I seek, then, a fuller, more assured, unchanging ground and state of acceptance, and divine favour, than this system gives me. Here it fails and goes back to the common evangelical ground, which God is leading us beyond. I look for a deeper character of holiness, of which the false doctrine on the other point deprives us; and I see it depriving Christ of His holy glory, and me of a Christ who can be the treasure and food and light of my soul, and fixing the attention on self instead of on Christ.
I admit fully the work of deliverance distinct from forgiveness; the Epistle to the Romans elaborately teaches the two. And I believe all this stir as to a higher life has done good, in awakening souls to the need of something better than current Christianity, and I bless God for it.
I trust there is nothing which has the form of attack in what I have written. I not only disclaim any such thought, if such there be, but regret and recall anything which may seem to have this character, save what concerns the holy nature and Person of Christ; on that there can be no compromise. This dragging of Christ down in doctrine to excuse the evil suggestions of our hearts, as if there were no sin in them, is intolerable to every godly heart. The perfection was found to be imperfect, and Christ lowered to make it pass as no sin. This is intolerable.
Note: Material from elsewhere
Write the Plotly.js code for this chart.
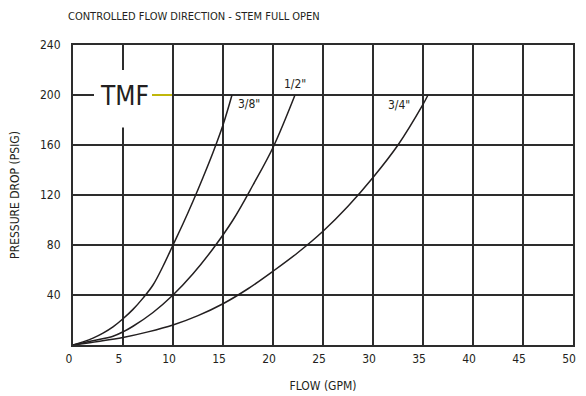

I only add, it is not looking back to past experience that is our strength, though it may occasionally have place, but living on Christ now in the path of God’s will. I deny Paul’s talking about himself and his experiences, save where he says he is a fool in doing it—they had compelled him. “I say again, let no man think me a fool; if otherwise, yet as a fool receive me, that I may boast myself a little.” (See 2 Cor. 11.) He does personify great Christian truths in his own person, as at the end of Galatians 2, as I have done a hundred times myself without suspicion of any particular reference to self. “I am crucified with Christ” is the only true state of every Christian; and he is pressing it as such in rebuking Peter.
124 This is not exact, but it is of no consequence here.